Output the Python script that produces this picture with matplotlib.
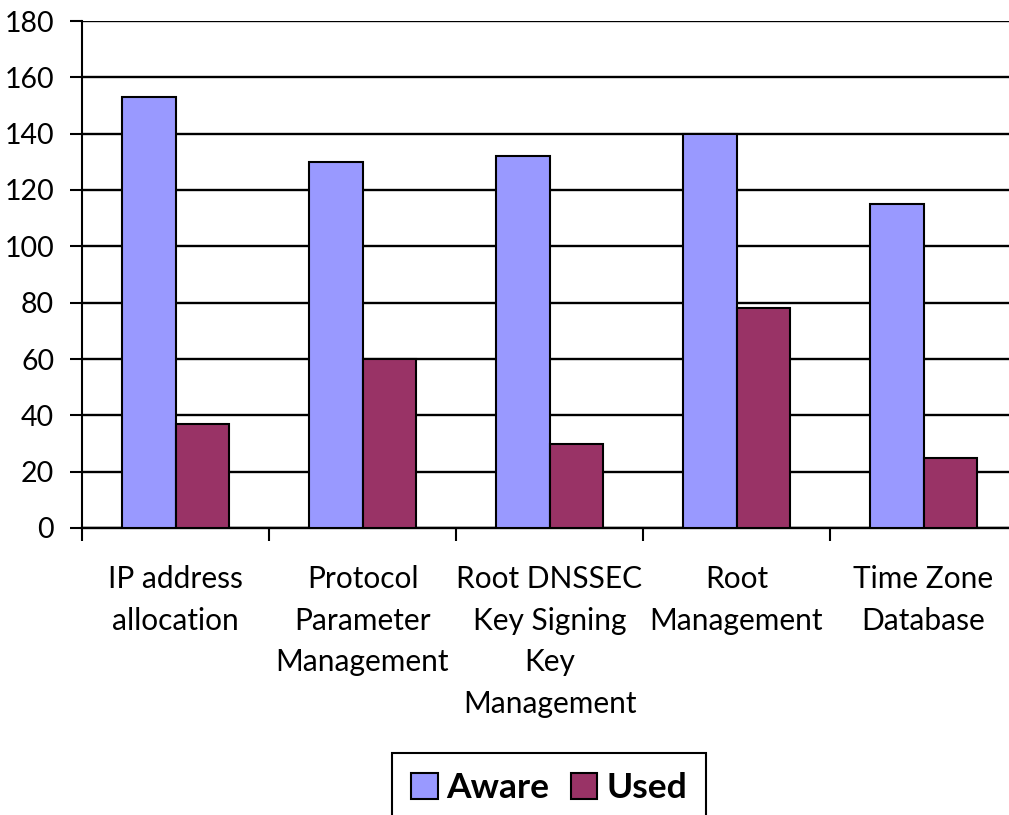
import numpy as np
import matplotlib.pyplot as plt
from matplotlib.ticker import FixedLocator

categories = ['IP address\nallocation', 'Protocol\nParameter\nManagement',
              'Root DNSSEC\nKey Signing\nKey\nManagement', 'Root\nManagement',
              'Time Zone\nDatabase']
aware = [153, 130, 132, 140, 115]
used = [37, 60, 30, 78, 25]

plt.rcParams['font.family'] = ['Lato', 'DejaVu Sans']

fig = plt.figure(figsize=(10.09, 8.15), dpi=100)
ax = fig.add_axes([82 / 1009, 1 - 528 / 815, 935 / 1009, 507 / 815])

x = np.arange(len(categories))
w = 0.288
ax.bar(x - w / 2, aware, w, color='#9999FF', edgecolor='black', linewidth=1.5,
       label='Aware', zorder=3)
ax.bar(x + w / 2, used, w, color='#993366', edgecolor='black', linewidth=1.5,
       label='Used', zorder=3)

ax.set_xlim(-0.5, len(categories) - 0.5)
ax.set_ylim(0, 180)
ax.set_yticks(range(0, 181, 20))
ax.yaxis.grid(True, color='black', linewidth=1.7, zorder=0)
ax.set_axisbelow(True)

ax.set_xticks(x)
ax.set_xticklabels(categories, fontsize=21.5, linespacing=1.58, va='top')
ax.tick_params(axis='x', which='major', length=0, pad=27)
ax.xaxis.set_minor_locator(FixedLocator(np.arange(-0.5, len(categories), 1.0)))
ax.tick_params(axis='x', which='minor', length=9, width=1.5, direction='out')
ax.tick_params(axis='y', labelsize=20.5, length=9, width=1.5, pad=11)

for s in ['top', 'right']:
    ax.spines[s].set_visible(False)
ax.spines['left'].set_linewidth(1.5)
ax.spines['bottom'].set_linewidth(1.7)

fig.legend(loc='upper center', bbox_to_anchor=(549 / 1009, 1 - 753 / 815),
           ncol=2, frameon=True, fancybox=False, edgecolor='black',
           prop={'size': 25.5, 'weight': 'bold'}, handlelength=0.75,
           handleheight=0.75, handletextpad=0.25, columnspacing=0.6,
           borderpad=0.55, borderaxespad=0, framealpha=1
           ).get_frame().set_linewidth(1.5)

fig.savefig('out.png', dpi=100)
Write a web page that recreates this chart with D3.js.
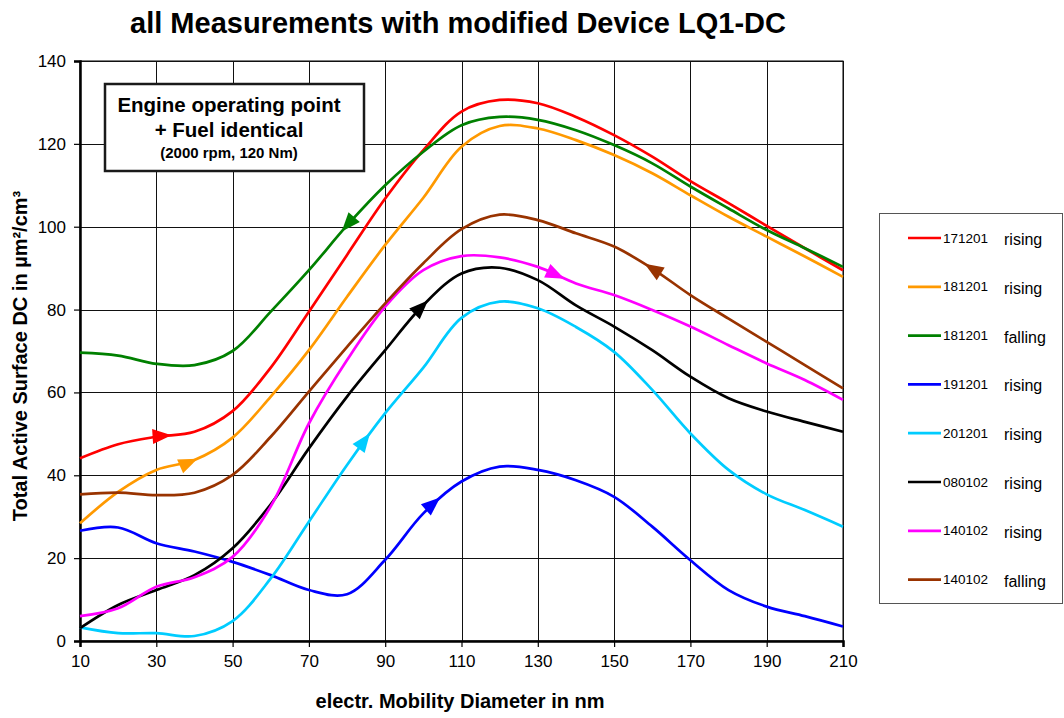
<!DOCTYPE html>
<html>
<head>
<meta charset="utf-8">
<script src="https://cdn.jsdelivr.net/npm/d3@7"></script>
<style>
  body { margin: 0; background: #fff; }
  svg { display: block; }
  text { font-family: Arial, "Liberation Sans", sans-serif; fill: #000; }
</style>
</head>
<body>
<svg id="chart" width="1064" height="718"></svg>
<script>
// Mobility diameter (nm) at which each scan is sampled
const diameters = [10, 20, 30, 40, 50, 60, 70, 80, 90, 100, 110, 120, 130, 140, 150, 160, 170, 180, 190, 200, 210];

// Total active surface (µm²/cm³) per scan
const scan171201Rising  = [44.1, 47.5, 49.3, 50.5, 55.5, 66.0, 79.5, 93.2, 106.8, 118.5, 127.8, 130.6, 129.8, 126.5, 122.1, 116.9, 111.0, 105.7, 100.2, 94.8, 89.5];
const scan181201Rising  = [28.4, 36.0, 41.3, 43.7, 49.1, 59.0, 70.2, 83.1, 95.6, 107.0, 119.3, 124.3, 123.7, 120.9, 117.3, 112.9, 107.6, 102.4, 97.6, 92.8, 87.9];
const scan181201Falling = [69.6, 68.9, 66.9, 66.6, 70.0, 79.5, 89.5, 100.3, 110.0, 118.1, 124.5, 126.5, 125.8, 123.3, 119.7, 115.3, 109.7, 104.4, 99.2, 94.8, 90.3];
const scan191201Rising  = [26.6, 27.4, 23.6, 21.6, 19.1, 15.9, 12.3, 11.3, 19.6, 30.8, 38.5, 42.1, 41.3, 38.8, 34.8, 27.6, 19.5, 12.3, 8.3, 6.0, 3.5];
const scan201201Rising  = [3.3, 1.9, 1.9, 1.2, 4.8, 15.1, 28.8, 42.5, 55.0, 66.0, 78.0, 81.9, 80.3, 75.8, 69.8, 60.6, 50.1, 41.3, 35.4, 31.6, 27.6];
const scan080102Rising  = [3.1, 8.7, 12.3, 15.9, 22.4, 33.0, 46.5, 59.0, 70.2, 81.1, 88.7, 90.1, 87.1, 81.0, 75.9, 70.2, 63.8, 58.6, 55.4, 52.9, 50.5];
const scan140102Rising  = [6.0, 7.9, 13.1, 15.4, 20.3, 32.5, 52.5, 67.8, 80.7, 89.5, 92.9, 92.6, 90.3, 86.3, 83.5, 79.9, 75.9, 71.4, 67.0, 63.0, 58.2];
const scan140102Falling = [35.4, 35.8, 35.2, 35.8, 40.1, 49.3, 60.2, 71.0, 81.5, 91.2, 99.4, 102.9, 101.6, 98.4, 95.2, 89.9, 83.5, 77.8, 72.2, 66.6, 61.0];

const scanDates  = ["171201", "181201", "181201", "191201", "201201", "080102", "140102", "140102"];
const scanModes  = ["rising", "rising", "falling", "rising", "rising", "rising", "rising", "falling"];
const scanValues = [scan171201Rising, scan181201Rising, scan181201Falling, scan191201Rising,
                    scan201201Rising, scan080102Rising, scan140102Rising, scan140102Falling];
const scanColors = ["#ff0000", "#ff9900", "#008000", "#0000ff", "#00ccff", "#000000", "#ff00ff", "#993300"];

// Direction markers: diameter of the arrow tip, and sweep direction (+1 up, -1 down)
const arrowDiameters = [34, 40.8, 78.6, 104.4, 86, 101.2, 137, 158];
const arrowHeading   = [1, 1, -1, 1, 1, 1, 1, -1];

const xTicks = [10, 30, 50, 70, 90, 110, 130, 150, 170, 190, 210];
const yTicks = [0, 20, 40, 60, 80, 100, 120, 140];

const titleText = "all Measurements with modified Device LQ1-DC";
const xTitle = "electr. Mobility Diameter in nm";
const yTitle = "Total Active Surface DC in µm²/cm³";
const noteLines = ["Engine operating point", "+ Fuel identical", "(2000 rpm, 120 Nm)"];

const svg = d3.select("#chart");
const plot = { left: 80, right: 843, top: 61, bottom: 641 };

const x = d3.scaleLinear().domain([10, 210]).range([plot.left, plot.right]);
const y = d3.scaleLinear().domain([0, 140]).range([plot.bottom, plot.top]);

// plot background
svg.append("rect")
  .attr("x", plot.left).attr("y", plot.top)
  .attr("width", plot.right - plot.left).attr("height", plot.bottom - plot.top)
  .attr("fill", "#fff").attr("stroke", "#000").attr("stroke-width", 1);

// grid
const grid = svg.append("g").attr("stroke", "#111").attr("stroke-width", 1).attr("shape-rendering", "crispEdges");
grid.selectAll("line.v").data(xTicks.slice(1)).join("line")
  .attr("x1", d => Math.round(x(d)) + 0.5).attr("x2", d => Math.round(x(d)) + 0.5)
  .attr("y1", plot.top).attr("y2", plot.bottom);
grid.selectAll("line.h").data(yTicks.slice(1)).join("line")
  .attr("y1", d => Math.round(y(d)) + 0.5).attr("y2", d => Math.round(y(d)) + 0.5)
  .attr("x1", plot.left).attr("x2", plot.right);

// axes
const xAxis = svg.append("g").attr("transform", `translate(0,${plot.bottom})`)
  .call(d3.axisBottom(x).tickValues(xTicks).tickSize(6).tickPadding(8));
const yAxis = svg.append("g").attr("transform", `translate(${plot.left},0)`)
  .call(d3.axisLeft(y).tickValues(yTicks).tickSize(6).tickPadding(8));
[xAxis, yAxis].forEach(a => {
  a.select(".domain").attr("stroke", "#000").attr("stroke-width", 2.5);
  a.selectAll(".tick line").attr("stroke", "#000").attr("stroke-width", 1.2);
  a.selectAll(".tick text").attr("font-size", 17).attr("font-family", "Arial, 'Liberation Sans', sans-serif").attr("fill", "#000");
});

// curves
const line = d3.line()
  .x(d => x(d[0])).y(d => y(d[1]))
  .curve(d3.curveCatmullRom.alpha(0.5));

const curves = svg.append("g");
scanValues.forEach((vals, i) => {
  const pts = diameters.map((dm, k) => [dm, vals[k]]);
  const path = curves.append("path")
    .attr("d", line(pts))
    .attr("fill", "none")
    .attr("stroke", scanColors[i])
    .attr("stroke-width", 2.7)
    .attr("stroke-linejoin", "round");

  // locate the arrow tip on the drawn curve
  const node = path.node();
  const total = node.getTotalLength();
  const targetX = x(arrowDiameters[i]);
  let lo = 0, hi = total;
  for (let it = 0; it < 40; it++) {
    const mid = (lo + hi) / 2;
    if (node.getPointAtLength(mid).x < targetX) lo = mid; else hi = mid;
  }
  const L = (lo + hi) / 2;
  const tip = node.getPointAtLength(L);
  const a = node.getPointAtLength(Math.max(0, L - 3));
  const b = node.getPointAtLength(Math.min(total, L + 3));
  let ang = Math.atan2(b.y - a.y, b.x - a.x) * 180 / Math.PI;
  if (arrowHeading[i] < 0) ang += 180;
  curves.append("path")
    .attr("d", "M0,0 L-19,-7.5 L-19,7.5 Z")
    .attr("fill", scanColors[i])
    .attr("transform", `translate(${tip.x},${tip.y}) rotate(${ang})`);
});

// note box
const note = svg.append("g");
note.append("rect")
  .attr("x", 105).attr("y", 84).attr("width", 259).attr("height", 87)
  .attr("fill", "#fff").attr("stroke", "#1a1a1a").attr("stroke-width", 2.5);
note.append("text").attr("x", 229).attr("y", 112).attr("text-anchor", "middle")
  .attr("font-size", 20.5).attr("font-weight", "bold").text(noteLines[0]);
note.append("text").attr("x", 229).attr("y", 137).attr("text-anchor", "middle")
  .attr("font-size", 20.5).attr("font-weight", "bold").text(noteLines[1]);
note.append("text").attr("x", 229).attr("y", 158).attr("text-anchor", "middle")
  .attr("font-size", 15).attr("font-weight", "bold").text(noteLines[2]);

// legend
const legend = svg.append("g");
legend.append("rect")
  .attr("x", 879.5).attr("y", 213.5).attr("width", 183).attr("height", 390)
  .attr("fill", "#fff").attr("stroke", "#555").attr("stroke-width", 1);
scanDates.forEach((dt, i) => {
  const cy = 238 + i * 48.8;
  legend.append("line")
    .attr("x1", 908).attr("x2", 941).attr("y1", cy).attr("y2", cy)
    .attr("stroke", scanColors[i]).attr("stroke-width", 2.7);
  legend.append("text").attr("x", 943).attr("y", cy + 4.5)
    .attr("font-size", 13.5).text(dt);
  legend.append("text").attr("x", 1004).attr("y", cy + 7)
    .attr("font-size", 16).text(scanModes[i]);
});

// titles
svg.append("text").attr("x", 458).attr("y", 33).attr("text-anchor", "middle")
  .attr("font-size", 29).attr("font-weight", "bold").text(titleText);
svg.append("text").attr("x", 460).attr("y", 708).attr("text-anchor", "middle")
  .attr("font-size", 20).attr("font-weight", "bold").text(xTitle);
svg.append("text")
  .attr("transform", "translate(27,356) rotate(-90)")
  .attr("text-anchor", "middle")
  .attr("font-size", 20).attr("font-weight", "bold").text(yTitle);
</script>
</body>
</html>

+===+

**DIRECTIONS:** From the records above, pick out and copy each line holding the word "with".

**WRITTEN RESPONSE:**
Output the Python script that produces this picture with matplotlib.
Write a web page that recreates this chart with D3.js.
const titleText = "all Measurements with modified Device LQ1-DC";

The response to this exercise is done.